Cantine e vino Curiosità VOCE ALL'ESPERTO

Le tante “anomalie” di una vendemmia quasi normale.

Siamo solamente a metà della vendemmia 2019 ma si può già affermare che la vendemmia 2019 sarà certamente ricordata per le sue stranezze.

              Innanzitutto si può ipotizzare con un certo grado di affidabilità che sarà meno generosa della precedente con un -15-16% a livello nazionale, che riporta il potenziale produttivo italiano in uno scenario, fortunatamente, di normalità attorno ad un valore ben al di sotto dei 50 milioni di ettolitri (probabilmente 45 milioni).

              Poi dobbiamo ricordare le anomalie climatiche che hanno caratterizzato la stagione invernale con temperature decisamente miti ed eventi meteorici inferiori alla media del periodo, anomalie che si sono successivamente verificate anche in maggio con abbondanti precipitazioni associate a temperature ben al di sotto delle media stagionale, causa di un ritardo ed un generale disturbo nel delicato periodo della fioritura ed un rallentamento del ciclo vegetativo della pianta.               Ma siamo davvero sicuri di definirle anomalie climatiche?
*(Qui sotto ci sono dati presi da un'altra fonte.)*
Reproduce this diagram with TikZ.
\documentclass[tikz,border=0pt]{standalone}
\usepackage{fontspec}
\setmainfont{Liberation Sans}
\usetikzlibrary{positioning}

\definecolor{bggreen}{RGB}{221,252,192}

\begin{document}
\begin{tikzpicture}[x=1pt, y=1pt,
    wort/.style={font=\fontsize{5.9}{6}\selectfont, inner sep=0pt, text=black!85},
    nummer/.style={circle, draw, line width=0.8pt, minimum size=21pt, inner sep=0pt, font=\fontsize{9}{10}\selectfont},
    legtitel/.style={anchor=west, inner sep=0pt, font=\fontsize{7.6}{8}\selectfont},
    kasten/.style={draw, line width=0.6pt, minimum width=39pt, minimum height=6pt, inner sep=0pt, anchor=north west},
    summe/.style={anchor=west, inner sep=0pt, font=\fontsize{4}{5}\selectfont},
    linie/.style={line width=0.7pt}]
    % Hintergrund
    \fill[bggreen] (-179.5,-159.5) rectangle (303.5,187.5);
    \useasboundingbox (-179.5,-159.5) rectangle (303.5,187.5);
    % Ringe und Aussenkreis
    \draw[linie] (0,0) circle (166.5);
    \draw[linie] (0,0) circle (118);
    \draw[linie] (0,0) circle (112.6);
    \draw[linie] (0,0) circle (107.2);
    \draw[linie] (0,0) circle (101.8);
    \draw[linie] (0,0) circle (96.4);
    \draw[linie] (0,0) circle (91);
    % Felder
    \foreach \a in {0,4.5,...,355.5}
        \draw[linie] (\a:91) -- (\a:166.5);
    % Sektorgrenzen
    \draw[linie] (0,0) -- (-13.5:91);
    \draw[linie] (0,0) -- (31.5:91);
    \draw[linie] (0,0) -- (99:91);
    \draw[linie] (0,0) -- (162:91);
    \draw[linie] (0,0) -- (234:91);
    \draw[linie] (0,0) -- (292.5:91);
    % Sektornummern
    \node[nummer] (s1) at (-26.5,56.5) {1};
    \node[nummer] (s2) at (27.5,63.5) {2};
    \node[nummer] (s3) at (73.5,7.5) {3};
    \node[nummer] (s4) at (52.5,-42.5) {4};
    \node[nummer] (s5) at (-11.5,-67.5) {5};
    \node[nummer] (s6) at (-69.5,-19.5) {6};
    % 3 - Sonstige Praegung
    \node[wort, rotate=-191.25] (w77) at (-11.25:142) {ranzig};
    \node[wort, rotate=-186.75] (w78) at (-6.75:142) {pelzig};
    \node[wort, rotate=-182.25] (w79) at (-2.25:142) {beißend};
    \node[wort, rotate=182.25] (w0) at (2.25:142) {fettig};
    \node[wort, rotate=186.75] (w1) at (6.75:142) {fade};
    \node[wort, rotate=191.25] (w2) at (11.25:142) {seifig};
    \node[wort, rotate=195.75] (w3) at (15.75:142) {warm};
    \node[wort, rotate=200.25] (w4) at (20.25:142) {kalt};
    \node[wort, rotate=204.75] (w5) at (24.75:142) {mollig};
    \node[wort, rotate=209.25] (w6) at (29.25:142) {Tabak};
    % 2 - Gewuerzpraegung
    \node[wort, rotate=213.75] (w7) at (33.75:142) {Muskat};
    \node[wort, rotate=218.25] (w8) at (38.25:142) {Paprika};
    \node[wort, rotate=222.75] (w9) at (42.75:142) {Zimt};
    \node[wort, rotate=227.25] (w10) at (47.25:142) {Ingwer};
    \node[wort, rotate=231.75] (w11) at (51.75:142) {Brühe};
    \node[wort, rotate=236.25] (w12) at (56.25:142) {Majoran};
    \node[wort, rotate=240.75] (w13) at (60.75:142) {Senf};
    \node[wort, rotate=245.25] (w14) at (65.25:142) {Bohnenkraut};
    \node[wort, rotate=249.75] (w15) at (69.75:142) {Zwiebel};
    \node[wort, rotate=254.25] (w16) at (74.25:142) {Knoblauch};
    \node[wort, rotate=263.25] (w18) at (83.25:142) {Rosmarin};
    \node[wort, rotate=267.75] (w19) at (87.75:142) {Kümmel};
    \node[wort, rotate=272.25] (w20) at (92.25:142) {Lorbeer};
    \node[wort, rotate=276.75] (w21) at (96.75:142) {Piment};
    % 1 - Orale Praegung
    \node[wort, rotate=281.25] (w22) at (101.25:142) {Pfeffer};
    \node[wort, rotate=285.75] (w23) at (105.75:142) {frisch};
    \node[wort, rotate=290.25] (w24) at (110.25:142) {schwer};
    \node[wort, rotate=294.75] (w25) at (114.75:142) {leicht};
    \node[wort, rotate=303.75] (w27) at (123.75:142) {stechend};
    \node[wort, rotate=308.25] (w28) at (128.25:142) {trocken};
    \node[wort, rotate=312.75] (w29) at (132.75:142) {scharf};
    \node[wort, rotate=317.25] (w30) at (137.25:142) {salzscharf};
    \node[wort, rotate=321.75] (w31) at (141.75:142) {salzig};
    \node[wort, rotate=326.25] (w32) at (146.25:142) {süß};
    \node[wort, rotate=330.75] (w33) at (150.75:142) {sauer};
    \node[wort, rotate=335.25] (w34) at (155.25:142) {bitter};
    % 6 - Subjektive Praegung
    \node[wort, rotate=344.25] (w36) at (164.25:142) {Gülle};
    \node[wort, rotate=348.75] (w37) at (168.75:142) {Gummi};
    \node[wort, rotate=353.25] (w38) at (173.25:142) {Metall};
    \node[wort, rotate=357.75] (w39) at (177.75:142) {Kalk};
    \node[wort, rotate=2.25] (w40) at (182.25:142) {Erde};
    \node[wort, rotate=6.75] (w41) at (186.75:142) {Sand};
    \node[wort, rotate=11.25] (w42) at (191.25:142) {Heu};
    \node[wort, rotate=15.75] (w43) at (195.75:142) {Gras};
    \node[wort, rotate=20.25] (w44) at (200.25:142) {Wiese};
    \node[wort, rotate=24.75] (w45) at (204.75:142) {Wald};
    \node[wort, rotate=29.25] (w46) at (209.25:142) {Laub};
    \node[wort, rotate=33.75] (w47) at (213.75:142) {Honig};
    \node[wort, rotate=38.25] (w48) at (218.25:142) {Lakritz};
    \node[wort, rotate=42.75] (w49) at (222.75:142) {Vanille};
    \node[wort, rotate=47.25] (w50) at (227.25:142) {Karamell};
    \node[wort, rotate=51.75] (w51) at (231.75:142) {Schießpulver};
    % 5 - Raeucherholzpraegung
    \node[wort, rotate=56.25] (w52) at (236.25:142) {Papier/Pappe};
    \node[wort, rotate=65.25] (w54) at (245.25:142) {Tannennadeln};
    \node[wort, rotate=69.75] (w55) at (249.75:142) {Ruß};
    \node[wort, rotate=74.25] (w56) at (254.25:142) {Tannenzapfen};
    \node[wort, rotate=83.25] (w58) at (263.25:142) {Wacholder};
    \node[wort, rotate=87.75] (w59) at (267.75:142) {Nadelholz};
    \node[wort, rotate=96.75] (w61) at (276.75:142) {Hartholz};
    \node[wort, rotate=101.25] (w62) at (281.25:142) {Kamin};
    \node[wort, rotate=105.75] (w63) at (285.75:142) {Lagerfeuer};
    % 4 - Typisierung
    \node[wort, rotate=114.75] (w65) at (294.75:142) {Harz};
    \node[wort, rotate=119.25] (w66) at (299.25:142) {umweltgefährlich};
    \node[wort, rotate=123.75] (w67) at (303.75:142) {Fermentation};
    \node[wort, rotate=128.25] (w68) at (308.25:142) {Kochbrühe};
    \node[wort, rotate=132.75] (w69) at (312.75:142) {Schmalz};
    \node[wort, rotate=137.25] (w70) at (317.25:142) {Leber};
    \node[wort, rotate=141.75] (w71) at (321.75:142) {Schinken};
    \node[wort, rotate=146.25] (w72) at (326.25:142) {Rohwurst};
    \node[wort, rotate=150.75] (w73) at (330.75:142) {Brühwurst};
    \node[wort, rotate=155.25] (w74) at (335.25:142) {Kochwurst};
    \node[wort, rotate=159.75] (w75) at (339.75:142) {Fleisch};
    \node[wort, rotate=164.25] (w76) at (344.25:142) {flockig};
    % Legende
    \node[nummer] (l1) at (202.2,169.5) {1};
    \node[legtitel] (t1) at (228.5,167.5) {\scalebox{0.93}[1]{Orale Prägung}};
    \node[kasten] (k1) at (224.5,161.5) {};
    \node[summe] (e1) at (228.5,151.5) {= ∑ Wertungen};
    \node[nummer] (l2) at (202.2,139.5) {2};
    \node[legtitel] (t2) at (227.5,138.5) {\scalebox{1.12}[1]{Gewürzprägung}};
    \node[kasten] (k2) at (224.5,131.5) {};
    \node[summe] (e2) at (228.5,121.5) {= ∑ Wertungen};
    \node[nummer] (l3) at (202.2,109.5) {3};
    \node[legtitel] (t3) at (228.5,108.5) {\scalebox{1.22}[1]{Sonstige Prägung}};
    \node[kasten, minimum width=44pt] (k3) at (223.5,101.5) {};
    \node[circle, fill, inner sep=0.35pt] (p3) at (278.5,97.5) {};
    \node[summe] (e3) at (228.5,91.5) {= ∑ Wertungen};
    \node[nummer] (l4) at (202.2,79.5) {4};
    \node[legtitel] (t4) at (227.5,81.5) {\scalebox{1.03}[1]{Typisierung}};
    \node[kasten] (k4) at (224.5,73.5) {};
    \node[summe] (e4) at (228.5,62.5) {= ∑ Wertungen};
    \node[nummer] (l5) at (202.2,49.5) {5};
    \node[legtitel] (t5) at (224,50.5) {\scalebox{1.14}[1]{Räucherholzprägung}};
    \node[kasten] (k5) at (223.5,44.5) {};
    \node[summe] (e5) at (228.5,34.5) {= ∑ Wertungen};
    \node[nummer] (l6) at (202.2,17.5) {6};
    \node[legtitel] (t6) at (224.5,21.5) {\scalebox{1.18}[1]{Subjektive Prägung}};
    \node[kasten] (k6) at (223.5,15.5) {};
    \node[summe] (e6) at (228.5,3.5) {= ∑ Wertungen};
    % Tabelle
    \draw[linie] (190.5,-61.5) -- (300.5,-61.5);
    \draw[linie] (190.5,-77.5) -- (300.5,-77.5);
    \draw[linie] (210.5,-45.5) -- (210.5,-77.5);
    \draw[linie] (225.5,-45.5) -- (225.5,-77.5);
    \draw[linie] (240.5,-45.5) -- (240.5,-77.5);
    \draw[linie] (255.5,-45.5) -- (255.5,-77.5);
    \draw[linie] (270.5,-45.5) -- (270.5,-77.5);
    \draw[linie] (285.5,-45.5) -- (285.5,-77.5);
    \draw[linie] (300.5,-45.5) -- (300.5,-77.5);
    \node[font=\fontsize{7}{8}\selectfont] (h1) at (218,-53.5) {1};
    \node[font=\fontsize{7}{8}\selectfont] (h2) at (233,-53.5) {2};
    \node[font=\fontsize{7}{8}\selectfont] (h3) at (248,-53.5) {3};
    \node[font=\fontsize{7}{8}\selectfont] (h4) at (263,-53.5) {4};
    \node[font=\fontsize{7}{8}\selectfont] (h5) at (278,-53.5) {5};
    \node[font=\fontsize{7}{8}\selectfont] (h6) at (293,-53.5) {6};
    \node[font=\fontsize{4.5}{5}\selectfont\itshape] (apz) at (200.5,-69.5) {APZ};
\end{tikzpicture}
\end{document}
I cambiamenti climatici in atto, secondo molti esperti, potranno condizionare per lungo tempo le nostre attività economiche per cui è verosimile pensare che ciò che poteva sembrare bizzarro fino a qualche anno fa possa rientrare in un ambito di “strana” normalità: il movimento degli adolescenti FridayforFuture sollecitano il mondo degli adulti ad una concreta presa di posizione (e cambiamenti) in questo senso.

              Un fatto incontestabile sono invece le conseguenze di questi comportamenti strani del clima sulla vendemmia: fenomeni di aborto fiorale ed abbondante acinellatura verde che sta riducendo in modo drammatico la resa di alcune varietà ed una generalizzata scalarità di maturazione degli acini (anche sulla stessa pianta, quando non addirittura sullo stesso grappolo) che mette a dura prova la capacità predittiva dell’enologo nel formulare un credibile calendario della raccolta.

              Ma l’elemento più anomalo di questa vendemmia 2019 risiede nel fatto che le previsioni vendemmiali per la prima volta nella storia sono state formulate congiuntamente tra le principali organizzazioni professionali.

              Avete capito bene, cari lettori.

              Siamo dovuti arrivare al 2019 perché Unione Italiana Vini, Ismea ed Assoenologi concordassero, finalmente, un metodo comune di rilevazione, elaborazione e previsione del potenziale produttivo italiano: un risultato “eccezionale”, anche perché fortemente richiesto dagli operatori del settore che necessitavano da decenni di una stima seria, affidabile e probante con pesantissimi ricadute di carattere economico sul mercato del vino interno.

              Una tappa fondamentale nell’annoso cammino verso quell’utopistico “fare sistema”, troppe volte sbandierato ed altrettante troppe volte colpevolmente disatteso!

              Finalmente, forse, il prezzo delle uve (e dei vini) potrà rispondere maggiormente al principio economico neoclassico dell’equilibrio tra domanda e offerta (legge di Say) piuttosto che alle bizze (e speculazioni) del mediatore di turno.